**What you need to do:** Your task is to retype, word for word, the lines from the start of the data through the line holding "const seriesNames = ['수출', '수입'];". Do not include the pictures.

**Dataset records:**
----

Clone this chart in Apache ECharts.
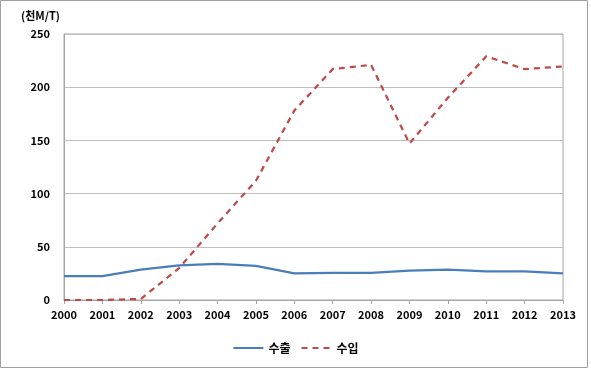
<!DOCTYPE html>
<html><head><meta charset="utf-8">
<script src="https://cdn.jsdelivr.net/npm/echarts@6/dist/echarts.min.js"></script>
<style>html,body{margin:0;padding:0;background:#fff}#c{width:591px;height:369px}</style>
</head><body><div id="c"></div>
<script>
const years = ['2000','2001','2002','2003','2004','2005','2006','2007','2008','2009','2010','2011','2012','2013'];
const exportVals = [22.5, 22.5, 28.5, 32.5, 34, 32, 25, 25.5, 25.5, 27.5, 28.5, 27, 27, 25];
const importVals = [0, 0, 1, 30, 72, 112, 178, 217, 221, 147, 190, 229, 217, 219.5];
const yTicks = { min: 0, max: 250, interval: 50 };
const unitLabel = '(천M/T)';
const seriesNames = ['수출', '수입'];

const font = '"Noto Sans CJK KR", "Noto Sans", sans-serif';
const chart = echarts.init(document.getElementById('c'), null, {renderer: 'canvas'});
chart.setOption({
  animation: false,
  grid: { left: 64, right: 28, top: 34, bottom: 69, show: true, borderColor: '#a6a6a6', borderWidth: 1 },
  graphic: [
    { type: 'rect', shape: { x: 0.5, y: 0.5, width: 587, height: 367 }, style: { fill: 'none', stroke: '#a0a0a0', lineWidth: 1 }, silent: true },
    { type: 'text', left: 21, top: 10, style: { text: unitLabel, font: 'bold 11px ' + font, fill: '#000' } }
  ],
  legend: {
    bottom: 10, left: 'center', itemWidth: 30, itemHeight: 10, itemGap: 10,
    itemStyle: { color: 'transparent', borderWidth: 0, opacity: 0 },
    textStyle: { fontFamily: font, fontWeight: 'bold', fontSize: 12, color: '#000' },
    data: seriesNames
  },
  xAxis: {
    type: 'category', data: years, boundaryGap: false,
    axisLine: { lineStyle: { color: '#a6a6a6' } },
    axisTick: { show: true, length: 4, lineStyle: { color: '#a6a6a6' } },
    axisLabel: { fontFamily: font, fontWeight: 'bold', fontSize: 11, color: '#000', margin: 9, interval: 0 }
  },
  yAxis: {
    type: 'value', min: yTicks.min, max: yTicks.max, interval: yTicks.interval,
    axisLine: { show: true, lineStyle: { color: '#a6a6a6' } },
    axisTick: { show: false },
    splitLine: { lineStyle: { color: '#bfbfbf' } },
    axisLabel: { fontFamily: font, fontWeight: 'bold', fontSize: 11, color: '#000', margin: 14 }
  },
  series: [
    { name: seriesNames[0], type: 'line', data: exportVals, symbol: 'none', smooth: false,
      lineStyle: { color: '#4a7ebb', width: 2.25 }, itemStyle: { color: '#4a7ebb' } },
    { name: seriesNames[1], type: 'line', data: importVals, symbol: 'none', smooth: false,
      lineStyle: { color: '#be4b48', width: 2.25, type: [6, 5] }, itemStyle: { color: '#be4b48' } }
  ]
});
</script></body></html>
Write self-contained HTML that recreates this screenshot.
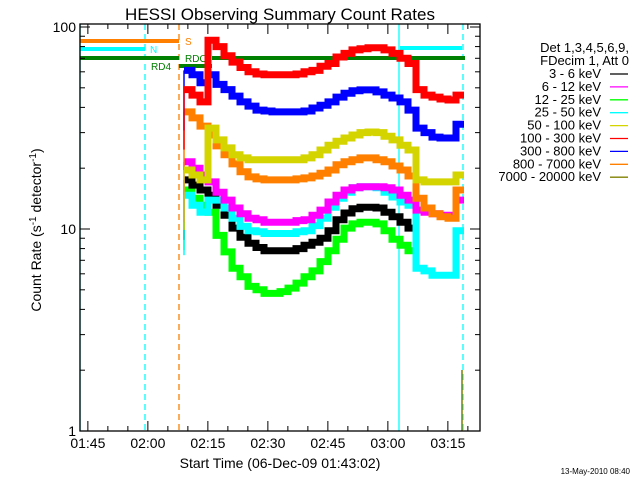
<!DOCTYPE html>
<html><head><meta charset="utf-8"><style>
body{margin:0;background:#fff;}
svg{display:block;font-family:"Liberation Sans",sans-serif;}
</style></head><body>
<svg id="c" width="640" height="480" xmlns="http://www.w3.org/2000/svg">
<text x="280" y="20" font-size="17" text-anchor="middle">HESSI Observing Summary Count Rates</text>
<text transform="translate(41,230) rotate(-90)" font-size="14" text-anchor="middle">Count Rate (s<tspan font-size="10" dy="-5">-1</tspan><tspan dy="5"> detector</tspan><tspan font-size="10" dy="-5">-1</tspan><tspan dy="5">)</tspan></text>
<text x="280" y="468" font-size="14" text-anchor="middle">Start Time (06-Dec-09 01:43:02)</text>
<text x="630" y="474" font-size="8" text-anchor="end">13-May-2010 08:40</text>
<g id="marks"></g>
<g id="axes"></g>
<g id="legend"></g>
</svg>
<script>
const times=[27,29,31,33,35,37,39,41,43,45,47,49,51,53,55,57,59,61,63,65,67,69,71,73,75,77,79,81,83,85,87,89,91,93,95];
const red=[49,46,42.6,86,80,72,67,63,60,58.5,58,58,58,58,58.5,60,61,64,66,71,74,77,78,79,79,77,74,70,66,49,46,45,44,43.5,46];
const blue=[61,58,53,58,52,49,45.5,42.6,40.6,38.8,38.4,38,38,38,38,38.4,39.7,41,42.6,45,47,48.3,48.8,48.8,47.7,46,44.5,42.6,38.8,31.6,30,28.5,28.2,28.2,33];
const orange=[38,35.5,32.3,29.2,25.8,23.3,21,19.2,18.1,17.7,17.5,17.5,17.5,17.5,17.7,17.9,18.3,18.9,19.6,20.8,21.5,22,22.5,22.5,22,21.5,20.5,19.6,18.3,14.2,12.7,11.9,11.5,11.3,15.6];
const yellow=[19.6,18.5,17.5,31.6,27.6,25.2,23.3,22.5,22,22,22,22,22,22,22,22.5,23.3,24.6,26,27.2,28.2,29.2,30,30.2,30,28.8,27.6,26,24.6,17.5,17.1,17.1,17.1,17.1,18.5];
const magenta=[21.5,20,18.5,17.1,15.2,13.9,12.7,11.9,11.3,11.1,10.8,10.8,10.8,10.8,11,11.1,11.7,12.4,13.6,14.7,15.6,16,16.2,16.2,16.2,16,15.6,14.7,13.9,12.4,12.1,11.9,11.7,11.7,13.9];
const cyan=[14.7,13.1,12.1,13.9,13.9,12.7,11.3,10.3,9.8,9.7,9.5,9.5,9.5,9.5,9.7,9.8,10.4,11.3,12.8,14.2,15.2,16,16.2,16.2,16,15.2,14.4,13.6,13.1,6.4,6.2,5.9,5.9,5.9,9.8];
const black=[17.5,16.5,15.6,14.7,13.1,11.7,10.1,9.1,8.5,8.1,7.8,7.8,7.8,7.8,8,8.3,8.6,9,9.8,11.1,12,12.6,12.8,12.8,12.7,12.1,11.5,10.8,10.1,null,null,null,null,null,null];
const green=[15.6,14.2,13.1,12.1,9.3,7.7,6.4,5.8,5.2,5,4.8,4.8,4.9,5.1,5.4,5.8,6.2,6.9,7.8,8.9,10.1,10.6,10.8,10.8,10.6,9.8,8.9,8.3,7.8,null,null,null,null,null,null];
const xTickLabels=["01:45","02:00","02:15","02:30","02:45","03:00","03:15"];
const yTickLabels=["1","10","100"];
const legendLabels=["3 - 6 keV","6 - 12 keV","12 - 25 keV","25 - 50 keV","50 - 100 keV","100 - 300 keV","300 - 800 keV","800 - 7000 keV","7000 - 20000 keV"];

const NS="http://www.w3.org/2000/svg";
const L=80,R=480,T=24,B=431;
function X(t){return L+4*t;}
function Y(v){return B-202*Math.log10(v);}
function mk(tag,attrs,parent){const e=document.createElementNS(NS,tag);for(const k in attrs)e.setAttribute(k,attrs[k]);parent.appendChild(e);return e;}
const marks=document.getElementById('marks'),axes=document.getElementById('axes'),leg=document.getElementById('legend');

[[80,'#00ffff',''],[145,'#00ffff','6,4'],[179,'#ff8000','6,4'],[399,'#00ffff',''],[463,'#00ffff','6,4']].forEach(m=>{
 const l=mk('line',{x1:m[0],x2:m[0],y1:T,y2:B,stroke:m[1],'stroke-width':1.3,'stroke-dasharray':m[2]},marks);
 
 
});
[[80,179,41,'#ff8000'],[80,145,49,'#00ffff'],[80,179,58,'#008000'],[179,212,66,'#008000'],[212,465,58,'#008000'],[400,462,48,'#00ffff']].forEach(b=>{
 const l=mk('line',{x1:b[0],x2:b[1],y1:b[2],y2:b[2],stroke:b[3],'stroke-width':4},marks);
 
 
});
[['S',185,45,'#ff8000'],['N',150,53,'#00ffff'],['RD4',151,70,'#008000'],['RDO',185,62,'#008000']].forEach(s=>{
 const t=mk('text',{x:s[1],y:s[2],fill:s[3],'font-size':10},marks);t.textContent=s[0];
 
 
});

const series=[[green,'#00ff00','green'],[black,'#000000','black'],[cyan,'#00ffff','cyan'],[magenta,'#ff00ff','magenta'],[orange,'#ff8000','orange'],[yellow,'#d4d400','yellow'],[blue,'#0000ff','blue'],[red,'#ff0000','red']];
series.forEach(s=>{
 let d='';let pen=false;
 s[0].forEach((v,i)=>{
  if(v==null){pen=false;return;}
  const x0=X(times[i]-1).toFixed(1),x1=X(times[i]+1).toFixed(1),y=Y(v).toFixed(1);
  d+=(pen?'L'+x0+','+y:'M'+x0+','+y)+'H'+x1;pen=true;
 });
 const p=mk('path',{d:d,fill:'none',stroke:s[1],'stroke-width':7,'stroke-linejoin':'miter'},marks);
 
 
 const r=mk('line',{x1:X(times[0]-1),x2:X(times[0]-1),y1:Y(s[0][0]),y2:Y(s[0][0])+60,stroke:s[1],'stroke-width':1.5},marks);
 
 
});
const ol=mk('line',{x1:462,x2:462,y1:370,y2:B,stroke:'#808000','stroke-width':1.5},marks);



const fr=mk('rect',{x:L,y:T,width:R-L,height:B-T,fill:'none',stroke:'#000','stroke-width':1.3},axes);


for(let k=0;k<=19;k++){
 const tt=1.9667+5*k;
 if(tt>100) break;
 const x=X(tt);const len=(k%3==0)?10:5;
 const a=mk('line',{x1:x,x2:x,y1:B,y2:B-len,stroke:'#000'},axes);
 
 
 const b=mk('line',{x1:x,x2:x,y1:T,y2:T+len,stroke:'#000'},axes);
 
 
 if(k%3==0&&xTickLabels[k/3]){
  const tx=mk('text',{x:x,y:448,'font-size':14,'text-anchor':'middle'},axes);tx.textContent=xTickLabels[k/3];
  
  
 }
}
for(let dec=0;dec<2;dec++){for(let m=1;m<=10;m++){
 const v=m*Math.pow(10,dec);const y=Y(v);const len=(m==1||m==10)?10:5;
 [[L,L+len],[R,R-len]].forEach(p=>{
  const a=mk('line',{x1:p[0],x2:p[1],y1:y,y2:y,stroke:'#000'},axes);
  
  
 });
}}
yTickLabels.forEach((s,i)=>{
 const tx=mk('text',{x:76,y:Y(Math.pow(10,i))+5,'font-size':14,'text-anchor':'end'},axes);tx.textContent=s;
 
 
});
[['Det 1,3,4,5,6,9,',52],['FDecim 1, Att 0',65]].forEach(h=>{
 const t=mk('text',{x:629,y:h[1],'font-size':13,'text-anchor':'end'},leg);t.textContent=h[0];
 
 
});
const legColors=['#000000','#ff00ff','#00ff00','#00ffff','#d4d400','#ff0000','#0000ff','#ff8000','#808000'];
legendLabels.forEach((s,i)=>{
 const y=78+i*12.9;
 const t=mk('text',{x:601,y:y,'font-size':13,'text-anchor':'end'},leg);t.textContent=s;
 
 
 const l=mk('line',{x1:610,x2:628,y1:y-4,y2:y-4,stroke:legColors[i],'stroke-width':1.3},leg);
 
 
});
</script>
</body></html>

----

**Result:**
Clone this chart in Apache ECharts.
<!DOCTYPE html>
<html><head><meta charset="utf-8">
<script src="https://cdn.jsdelivr.net/npm/echarts@6/dist/echarts.min.js"></script>
<style>html,body{margin:0;padding:0;background:#fff}#c{width:591px;height:369px}</style>
</head><body><div id="c"></div>
<script>
const years = ['2000','2001','2002','2003','2004','2005','2006','2007','2008','2009','2010','2011','2012','2013'];
const exportVals = [22.5, 22.5, 28.5, 32.5, 34, 32, 25, 25.5, 25.5, 27.5, 28.5, 27, 27, 25];
const importVals = [0, 0, 1, 30, 72, 112, 178, 217, 221, 147, 190, 229, 217, 219.5];
const yTicks = { min: 0, max: 250, interval: 50 };
const unitLabel = '(천M/T)';
const seriesNames = ['수출', '수입'];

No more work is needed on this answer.